There is also one major obstacle to our unified view of the origin of agriculture, and that is Homo erectus. They were the first Homo species to migrate out of Africa roughly 1.9 to 1.6 million years ago, and neither Rindos nor Cohen addresses them. From archaeological evidence, the species never made it off the African and Eurasian continents. If once they reached the landbound environmental circumscription, they were unable to make the adaptation to agriculture and had a population crash, this would put the nail in the coffin for Rindos’ rejection of intent. However if Homo erectus had been able to hang on throughout the continents, it would have provided significant resistance for the expanding Homo sapiens, and damage Cohen’s model of expansion to avoid competition. This is an area that requires further research.

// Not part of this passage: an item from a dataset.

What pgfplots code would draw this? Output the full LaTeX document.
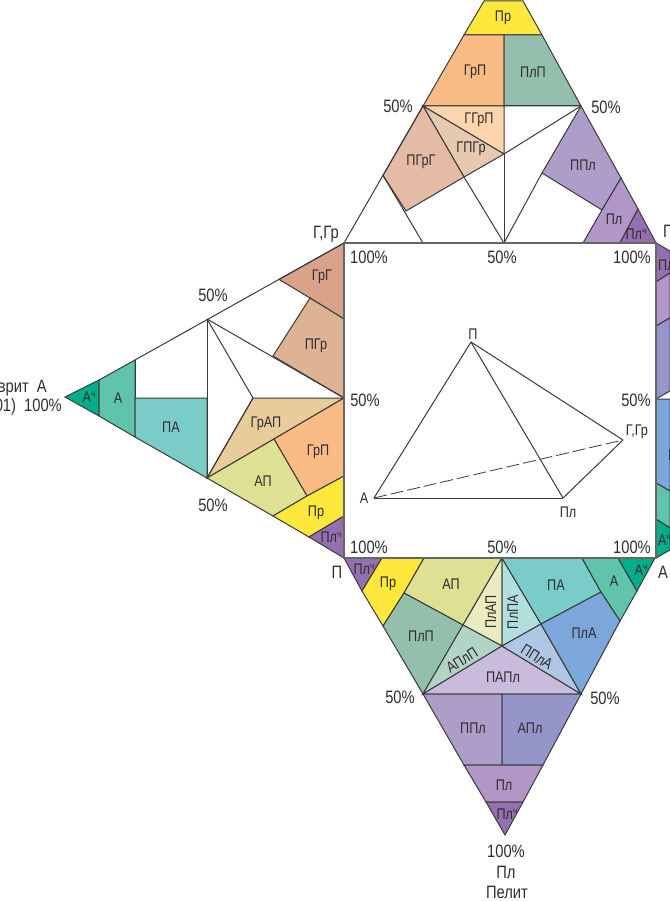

From this it is evident that human reproductive success and demographic pressure is the driving force behind humanities’ ever increasing demand for resources. This process of intensification has reached a point harmful to the entire global environment and in order to address the intensification this needs to be understood. GreenWave recently won the Fuller Prize for its vertical aquafarming model. This idea seeks to promote safe, beneficial aquafarming that doesn’t harm the environment. When simply looking at how to provide more food, this seems like a great idea. If the pressure behind that requirement for increased resources isn’t considered, then things like the rapid privatization of the ocean floor, loss of biodiversity in the ocean, increased shipping traffic to transport food, and more areas of intraspecific competition may have unforeseen consequences.

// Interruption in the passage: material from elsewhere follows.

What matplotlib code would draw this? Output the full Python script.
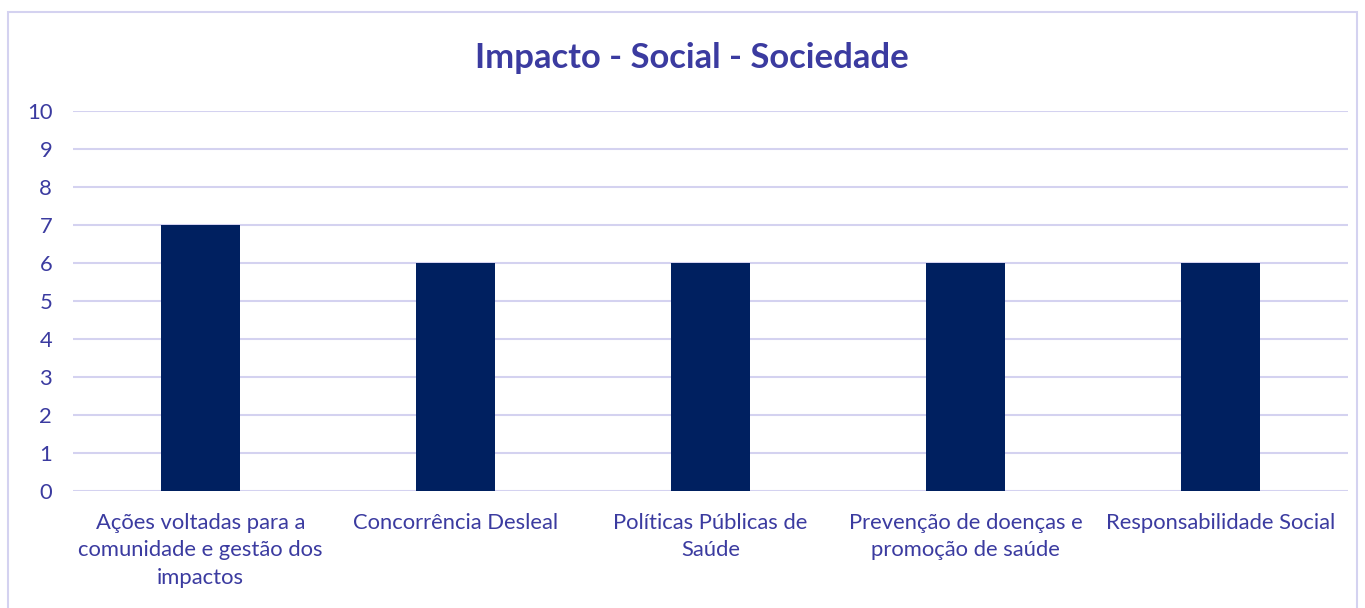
import matplotlib.pyplot as plt
from matplotlib.patches import Rectangle

# Data
categories = ['Ações voltadas para a\ncomunidade e gestão dos\nimpactos',
              'Concorrência Desleal',
              'Políticas Públicas de\nSaúde',
              'Prevenção de doenças e\npromoção de saúde',
              'Responsabilidade Social']
values = [7, 6, 6, 6, 6]
yticks = list(range(0, 11))

text_color = '#3B3BA0'
grid_color = '#D4D2F0'
bar_color = '#002060'

plt.rcParams['font.family'] = ['Lato', 'DejaVu Sans']

fig = plt.figure(figsize=(13.65, 6.08), dpi=100)
ax = fig.add_axes([0.0535, 0.1924, 0.934, 0.625])

x = range(len(categories))
ax.bar(x, values, width=0.31, color=bar_color, zorder=3)

ax.set_xlim(-0.5, len(categories) - 0.5)
ax.set_ylim(0, 10)
ax.set_yticks(yticks)
ax.set_xticks(list(x))
ax.set_xticklabels(categories, fontsize=15.8, color=text_color, linespacing=1.45)
ax.tick_params(axis='y', labelsize=15.8, labelcolor=text_color, length=0, pad=15)
ax.tick_params(axis='x', length=0, pad=16)
ax.grid(axis='y', color=grid_color, linewidth=1.5, zorder=0)
for s in ax.spines.values():
    s.set_visible(False)

fig.text(0.507, 0.905, 'Impacto - Social - Sociedade', fontsize=24.9, fontweight='bold',
         color=text_color, ha='center', va='center')

# chart border
fig.patches.append(Rectangle((8 / 1365, -0.05), 1349 / 1365, 1.05 - 12 / 608,
                             transform=fig.transFigure, fill=False,
                             edgecolor=grid_color, linewidth=1.5))

plt.savefig('out.png', dpi=100)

In a unified perspective, human reproductive success as a result of the sexual division of labor and sharing caused the species to spread out globally to avoid competition. Once environmentally and socially circumscribed, continuing demographic pressure led to an intensification of resources, first from aquatic sources and then taking the desired plants well suited to human settlement ecology and through human creativity transitioning to agriculture. Rindos’ theory is important as it explains how those desired plants came to be available for that transition. Humanity with its change to settled agricultural life began a process of cultural evolution resulting in our modern world system, which is still driven largely by the intensification demanded by the continued reproductive success of the species.